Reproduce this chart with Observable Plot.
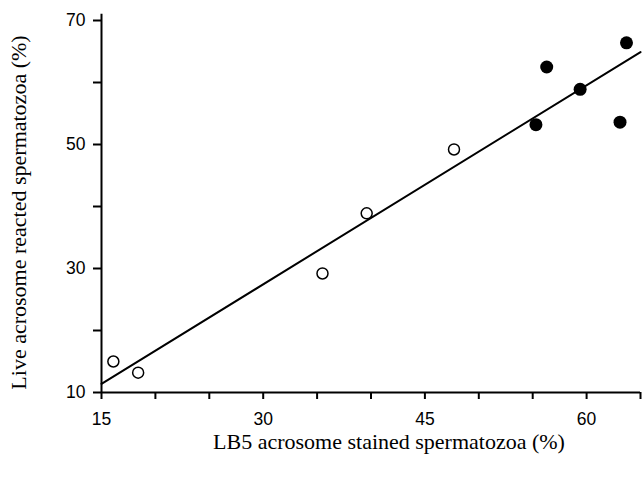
<!DOCTYPE html>
<html>
<head>
<meta charset="utf-8">
<script src="https://cdn.jsdelivr.net/npm/d3@7"></script>
<script src="https://cdn.jsdelivr.net/npm/@observablehq/plot@0.6"></script>
<style>
  html, body { margin: 0; padding: 0; background: #fff; }
  #chart svg { display: block; }
</style>
</head>
<body>
<div id="chart"></div>
<script>
// Open circles
const openX = [16.1, 18.4, 35.5, 39.6, 47.7];
const openY = [15.0, 13.2, 29.2, 38.9, 49.2];
// Filled circles
const filledX = [55.3, 56.3, 59.4, 63.1, 63.7];
const filledY = [53.2, 62.5, 58.9, 53.6, 66.4];
// Fitted line
const fitX = [15, 65];
const fitY = [11.4, 64.9];
// Ticks
const xTicks = [15, 20, 25, 30, 35, 40, 45, 50, 55, 60, 65];
const xLabels = [15, 30, 45, 60];
const yTicks = [10, 20, 30, 40, 50, 60, 70];
const yLabels = [10, 30, 50, 70];
const xTitle = "LB5 acrosome stained spermatozoa (%)";
const yTitle = "Live acrosome reacted spermatozoa (%)";

const openData = openX.map((x, i) => ({x, y: openY[i]}));
const filledData = filledX.map((x, i) => ({x, y: filledY[i]}));
const fitData = fitX.map((x, i) => ({x, y: fitY[i]}));

const chart = Plot.plot({
  width: 644,
  height: 482,
  marginLeft: 101,
  marginRight: 4,
  marginTop: 20,
  marginBottom: 90,
  x: {domain: [15, 65]},
  y: {domain: [10, 70]},
  style: {background: "#fff", color: "#000", fontSize: "17px"},
  marks: [
    Plot.axisX({ticks: xTicks, tickFormat: d => xLabels.includes(d) ? String(d) : "", tickSize: 7, tickPadding: 13, strokeWidth: 2, fontSize: 17.5, fontFamily: "Liberation Sans", label: null}),
    Plot.axisY({ticks: yTicks, tickFormat: d => yLabels.includes(d) ? String(d) : "", tickSize: 8, tickPadding: 8, strokeWidth: 2, fontSize: 17.5, fontFamily: "Liberation Sans", label: null}),
    Plot.ruleY([10], {x1: 15, x2: 65, strokeWidth: 2}),
    Plot.ruleX([15], {y1: 10, y2: 71, strokeWidth: 2}),
    Plot.line(fitData, {x: "x", y: "y", stroke: "#000", strokeWidth: 2}),
    Plot.dot(openData, {x: "x", y: "y", r: 5.5, stroke: "#000", strokeWidth: 1.5, fill: "#fff"}),
    Plot.dot(filledData, {x: "x", y: "y", r: 6.5, fill: "#000", stroke: "none"}),
    Plot.text([xTitle], {text: d => d, frameAnchor: "bottom", lineAnchor: "middle", textAnchor: "middle", dx: 18, dy: 49, fontSize: 22, fontFamily: "Liberation Serif", fill: "#000"}),
    Plot.text([yTitle], {text: d => d, frameAnchor: "left", lineAnchor: "middle", textAnchor: "middle", rotate: -90, dx: -83, dy: 6, fontSize: 22, fontFamily: "Liberation Serif", fill: "#000"})
  ]
});
document.getElementById("chart").appendChild(chart);
</script>
</body>
</html>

#### Stated task:
Scan the data for the word "chart" and copy every line where it shows up.

#### The answer:
Reproduce this chart with Observable Plot.
  #chart svg { display: block; }
<div id="chart"></div>
const chart = Plot.plot({
document.getElementById("chart").appendChild(chart);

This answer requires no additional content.